With this examination dragging on, the two men’s tempers became frayed, and humorous banter gave way to insults and fists shaken in anger. Fundamentalists in the audience listened with increasing discomfort as their champion questioned Biblical ‘truths,’ and Bryan slowly came to realize that he had stepped into a trap. The sort of faith he represented could not adequately be presented or justly parsed in a court of law. His only recourse was to impugn Darrow’s motives for quizzing him, as he sought to do in this exchange:

BRYAN: Your Honor, I think I can shorten this testimony. The only purpose Mr. Darrow has is to slur at the

Bible, but I will answer his questions . . . and I have no objection in the world. I want the world to

know that this man, who does not believe in God, is trying to use a court in Tennessee–

DARROW: I object to that.

BRYAN: –to slur at it, and, while it will require time I am willing to take it.

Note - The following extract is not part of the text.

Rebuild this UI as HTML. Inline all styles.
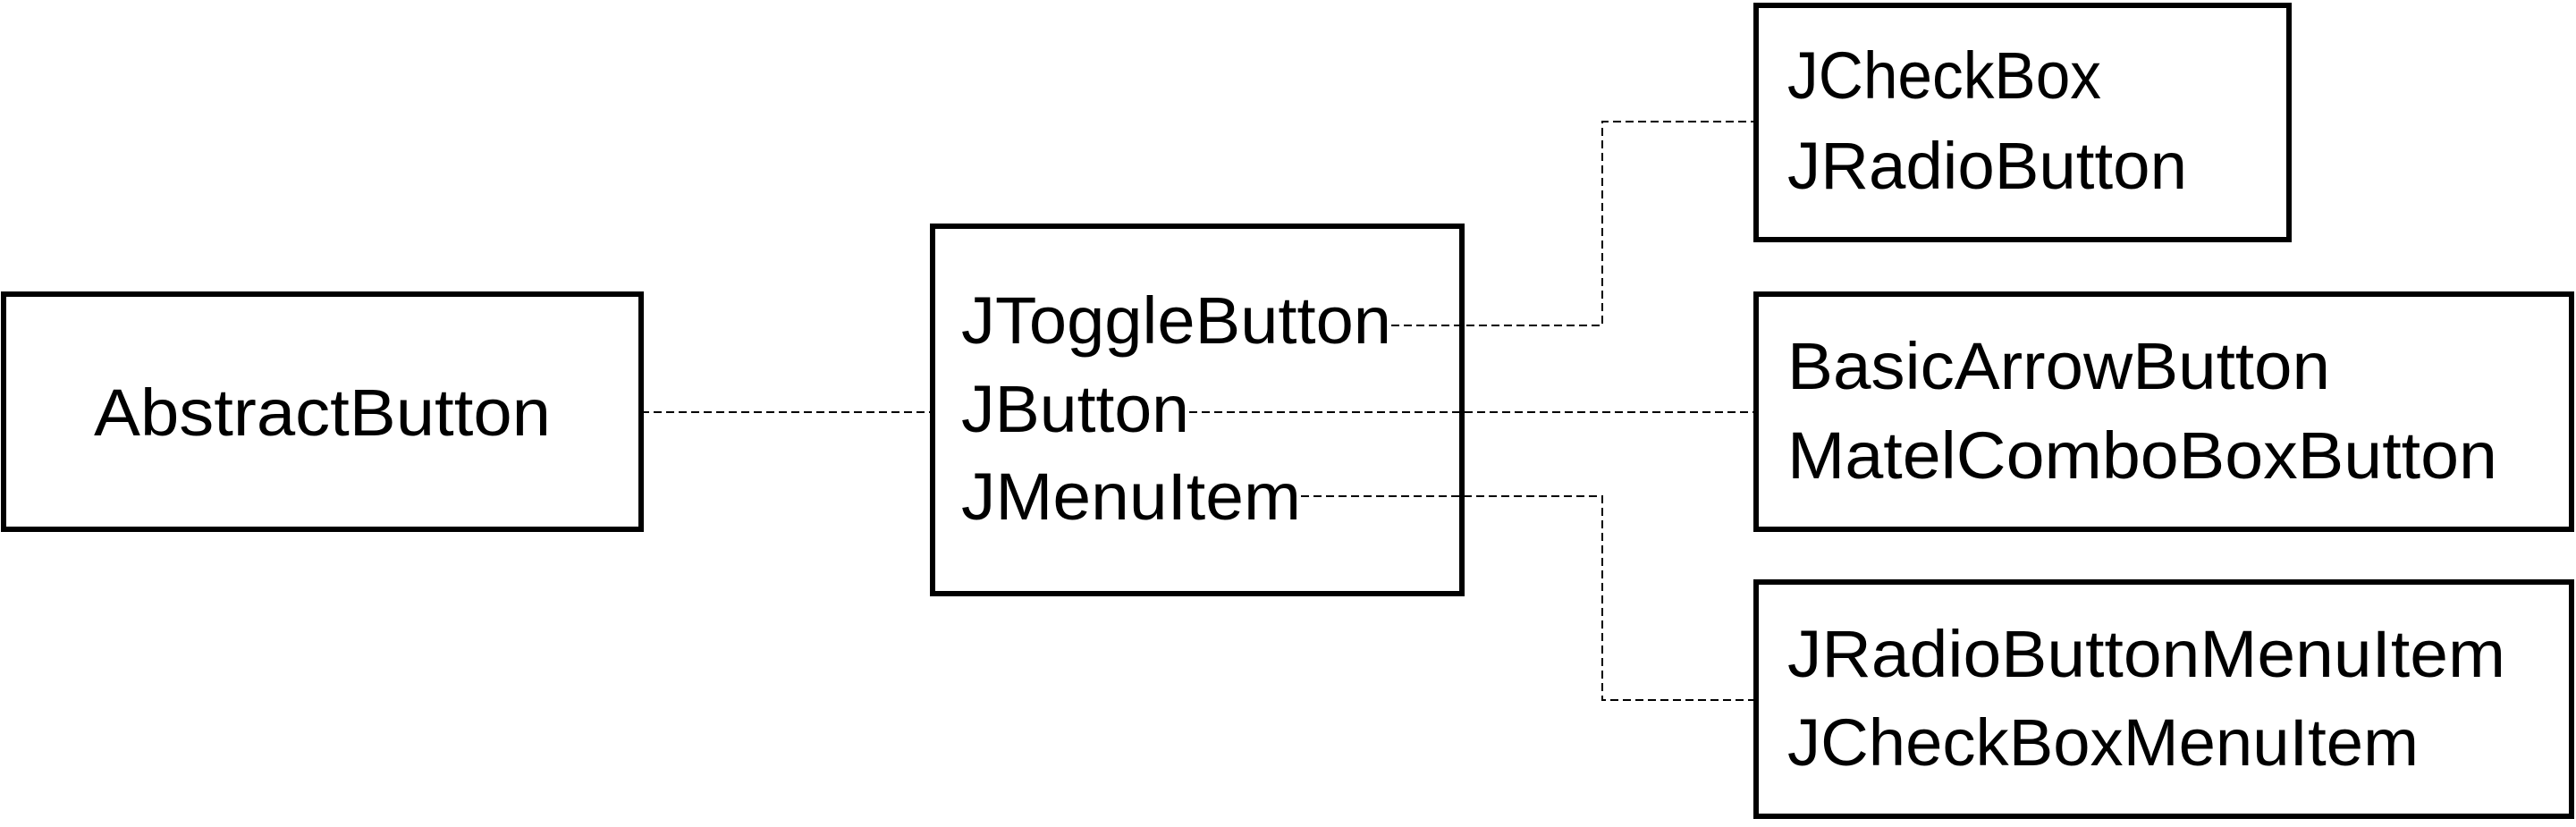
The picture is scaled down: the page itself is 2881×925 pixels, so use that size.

DARROW: I object to your statement. I am examining you on your fool ideas that no intelligent Christian on earth

believes.

It was a bleak moment in what had been Bryan’s brilliant career. He hoped to regain control of events and the trust of his followers the next day by putting Darrow on the stand. But Attorney General Stewart, who’d opposed Bryan’s cross-examination, blocked him and instead convinced the judge to expunge Bryan’s testimony from the record.

Before the jury was called to the courtroom the following day, Darrow addressed Judge Raulston. ‘I think to save time,’ he declared, ‘we will ask the court to bring in the jury and instruct the jury to find the defendant guilty.’ This final ploy by Darrow would ensure that the defense could appeal the case to a higher court that might overturn the Butler Law. The defense also waived its right to a final address, which, under Tennessee law, deprived the prosecution of a closing statement. Bryan would not get an opportunity to make his last grandiloquent speech.

The jury conferred for only nine minutes before returning a verdict of guilty. Yet Bryan’s public embarrassment in Dayton would become legend–one that the prosecutor could never overcome, for he died in his sleep five days after the trial ended.